Il National Film Archive of Japan di Tokyo da ottobre sta dedicando una sezione del suo programma alle registe giapponesi che si sono distinte nel secolo scorso, da Kinuyo Tanaka, attrice e regista fra le più note, alla documentarista Tokieda Toshie, alla ribelle Hamano Sachi, autrice che ha fatto la sua fortuna nel genere pink eiga, il softcore che si impose nell’industria nel Sol Levante a partire dagli anni ’60 e ’70. Naturalmente le registe che si sono distinte negli anni sono numerose, soprattutto nel periodo più recente: da Sumiko Haneda, una delle autrici di non-fiction, donna o uomo che sia, più importanti dell’arcipelago, fin dai primi anni’50 ed ancora attiva oggi, alla più nota Naomi Kawase fino alle nuove leve come Mipo O, Mika Ninagawa, Natsuka Kusano, Kaori Oda o Miwa Nishikawa.

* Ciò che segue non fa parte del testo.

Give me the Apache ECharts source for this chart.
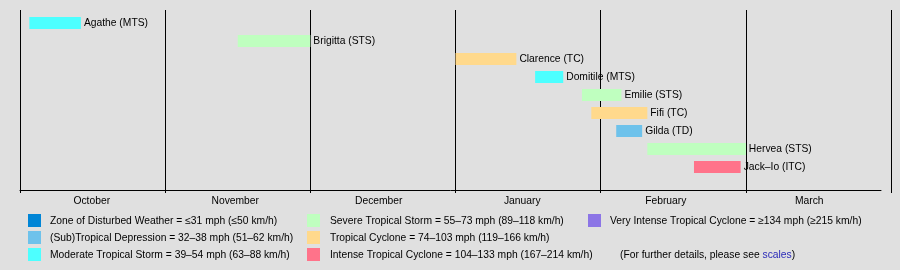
<!DOCTYPE html>
<html>
<head>
<meta charset="utf-8">
<script src="https://cdn.jsdelivr.net/npm/echarts@6/dist/echarts.min.js"></script>
<style>
html,body{margin:0;padding:0;background:#e0e0e0;}
#chart{width:900px;height:270px;}
</style>
</head>
<body>
<div id="chart"></div>
<script>
// ---- data ----
const months = ['October', 'November', 'December', 'January', 'February', 'March'];
const monthStarts = ['1976-10-01', '1976-11-01', '1976-12-01', '1977-01-01', '1977-02-01', '1977-03-01'];
const stormNames = ['Agathe', 'Brigitta', 'Clarence', 'Domitile', 'Emilie', 'Fifi', 'Gilda', 'Hervea', 'Jack–Io'];
const stormClass = ['MTS', 'STS', 'TC', 'MTS', 'STS', 'TC', 'TD', 'STS', 'ITC'];
const stormStart = ['1976-10-03', '1976-11-16', '1977-01-01', '1977-01-18', '1977-01-28', '1977-01-30', '1977-02-04', '1977-02-10', '1977-02-19'];
const stormEnd   = ['1976-10-14', '1976-12-01', '1977-01-14', '1977-01-24', '1977-02-05', '1977-02-10', '1977-02-09', '1977-03-01', '1977-02-28'];

const classCodes = ['ZD', 'TD', 'MTS', 'STS', 'TC', 'ITC', 'VITC'];
const classColors = ['#0085d6', '#6ec2eb', '#4dffff', '#bfffbf', '#ffd98c', '#ff738a', '#8c75e6'];
const legendLabels = [
  'Zone of Disturbed Weather = ≤31 mph (≤50 km/h)',
  '(Sub)Tropical Depression = 32–38 mph (51–62 km/h)',
  'Moderate Tropical Storm = 39–54 mph (63–88 km/h)',
  'Severe Tropical Storm = 55–73 mph (89–118 km/h)',
  'Tropical Cyclone = 74–103 mph (119–166 km/h)',
  'Intense Tropical Cyclone = 104–133 mph (167–214 km/h)',
  'Very Intense Tropical Cyclone = ≥134 mph (≥215 km/h)'
];
const noteText = '(For further details, please see ';
const noteLink = 'scales';
const noteEnd = ')';

// ---- helpers ----
const FONT = '"Liberation Sans", Arial, sans-serif';
const FS = 10.3;
function pos(ds) {
  const [y, m, d] = ds.split('-').map(Number);
  const first = monthStarts[0].split('-').map(Number);
  const idx = (y - first[0]) * 12 + (m - first[1]);
  const dim = new Date(y, m, 0).getDate();
  return idx + (d - 1) / dim;
}
const colorOf = c => classColors[classCodes.indexOf(c)];
const barData = stormNames.map((n, i) => ({
  value: [pos(stormStart[i]), pos(stormEnd[i]), i],
  label: n + ' (' + stormClass[i] + ')',
  color: colorOf(stormClass[i])
}));

// legend graphics
const graphics = [];
const colX = [28, 307, 588];
const textX = [50, 330, 610];
const rowY = [214, 231, 248];
legendLabels.forEach((lab, i) => {
  const col = Math.floor(i / 3), row = i % 3;
  graphics.push({type: 'rect', shape: {x: colX[col], y: rowY[row], width: 13, height: 13}, style: {fill: classColors[i]}});
  graphics.push({type: 'text', style: {x: textX[col], y: rowY[row] + 7.5, text: lab, font: FS + 'px ' + FONT, fill: '#000', verticalAlign: 'middle'}});
});
graphics.push({type: 'text', style: {x: 620, y: rowY[2] + 7.5, verticalAlign: 'middle', font: FS + 'px ' + FONT, fill: '#000',
  text: '{a|' + noteText + '}{b|' + noteLink + '}{a|' + noteEnd + '}',
  rich: {a: {fill: '#000', font: FS + 'px ' + FONT}, b: {fill: '#2a2ab8', font: FS + 'px ' + FONT}}}});

const chart = echarts.init(document.getElementById('chart'), null, {renderer: 'canvas'});
chart.setOption({
  backgroundColor: '#e0e0e0',
  animation: false,
  grid: [
    {left: 20, right: 9, top: 10, bottom: 80},
    {left: 20, right: 19, top: 10, bottom: 80},
    {left: 20, right: 9, top: 14, height: 162}
  ],
  xAxis: [
    {gridIndex: 0, type: 'value', min: 0, max: months.length, interval: 1,
     axisLine: {show: false}, axisLabel: {show: false},
     axisTick: {show: true, length: 3, lineStyle: {color: '#000', width: 1}},
     splitLine: {show: true, showMinLine: true, showMaxLine: true, lineStyle: {color: '#000', width: 1}}},
    {gridIndex: 1, type: 'category', data: months, boundaryGap: true,
     axisLine: {show: true, lineStyle: {color: '#000', width: 1}},
     axisTick: {show: false}, splitLine: {show: false},
     axisLabel: {color: '#000', fontSize: FS, fontFamily: FONT, margin: 6, interval: 0}},
    {gridIndex: 2, type: 'value', min: 0, max: months.length, show: false}
  ],
  yAxis: [
    {gridIndex: 0, type: 'value', show: false},
    {gridIndex: 1, type: 'value', show: false},
    {gridIndex: 2, type: 'category', data: stormNames, inverse: true, show: false}
  ],
  series: [{
    type: 'custom',
    xAxisIndex: 2, yAxisIndex: 2,
    data: barData,
    renderItem: function (params, api) {
      const d = barData[params.dataIndex];
      const s = api.coord([api.value(0), api.value(2)]);
      const e = api.coord([api.value(1), api.value(2)]);
      const h = 12;
      return {type: 'group', children: [
        {type: 'rect', shape: {x: s[0], y: s[1] - h / 2, width: e[0] - s[0], height: h}, style: {fill: d.color}},
        {type: 'text', style: {x: e[0] + 3, y: s[1] + 0.5, text: d.label, verticalAlign: 'middle', align: 'left',
          fill: '#000', font: FS + 'px ' + FONT}}
      ]};
    }
  }],
  graphic: graphics
});
</script>
</body>
</html>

Tutte queste e registe devono, in un modo o nell’altro, qualcosa al percorso iniziato da Tazuko Sakane, che da sola, agli inizi del secolo scorso, ha saputo districarsi in un mondo, quello del cinema giapponese dell’epoca, ma che continua ad essere ancora oggi, fortemente maschilista, riflesso del resto della società. Sakane è stata infatti la prima regista dell’arcipelago, autrice di un solo film di finzione, e tale rimase fino al 1953 quando venne raggiunta dalla ben più nota Kinuyo Tanaka.

Come i suoi colleghi uomini, Sakane, nata nel 1904, prima di passare dietro la macchina da presa, dovette fare la gavetta, occupando tutte le posizioni della macchina cinema: da montatrice a sceneggiatrice, fino ad essere promossa aiuto regista. Proprio il suo lavoro come aiuto regista è forse quello per cui è più famosa ancora oggi: fu infatti collaboratrice di Kenji Mizoguchi per molti dei suoi film. Ricordiamo almeno Elegia di Osaka e Le sorelle del Gion, entrambi del 1936, e L’abisso dell’amore e dell’odio dell’anno successivo. Le vicende della sua vita personale ne fanno un esempio di libertà e determinazione ancora oggi. Dopo essersi sposata, matrimonio combinato come era d’uso, divorziò presto ed invece di cercare di risposarsi, cosa abbastanza normale per le donne dell’alta borghesia del tempo, Sakane decise di trovarsi un lavoro nel mondo del cinema, arte che amava fin quando da piccola con i genitori era solita visitare le sale della zona.

Un altro avvenimento che molto ci dice della sua intraprendenza è il fatto che per potersi muovere più liberamente sul set, decise di abbandonare il kimono ed indossare giacca e pantaloni, adottando un taglio di capelli corto. Questo, sostengono alcuni studiosi, anche per poter amalgamarsi meglio in un ambiente maschile, ma anche forse per dar espressione della sua sessualità, sembra infatti che fosse lesbica.

Il primo film che realizzò, dopo un tentativo andato a vuoto a causa dell’opposizione di molti esponenti del settore, fu Hatsu sugata (I nuovi vestiti) nel 1936 . Non era esattamente il progetto che lei voleva e la pellicola non solo fu pubblicizzata con storie scandalistiche relative a Sakane ed il suo divorzio, ma una volta nelle sale fu mal accolta: la critica non era ancora pronta per il lavoro di una donna. Dopo un periodo in Manciuria, nella Cina occupata, in cui diresse alcuni documentari, alla fine della guerra ritornò in patria dove non le fu data occasione di ritornare dietro la macchina da presa e continuò a lavorare come aiuto regista per Mizoguchi e a scrivere sceneggiature fino alla morte avvenuta nel 1971.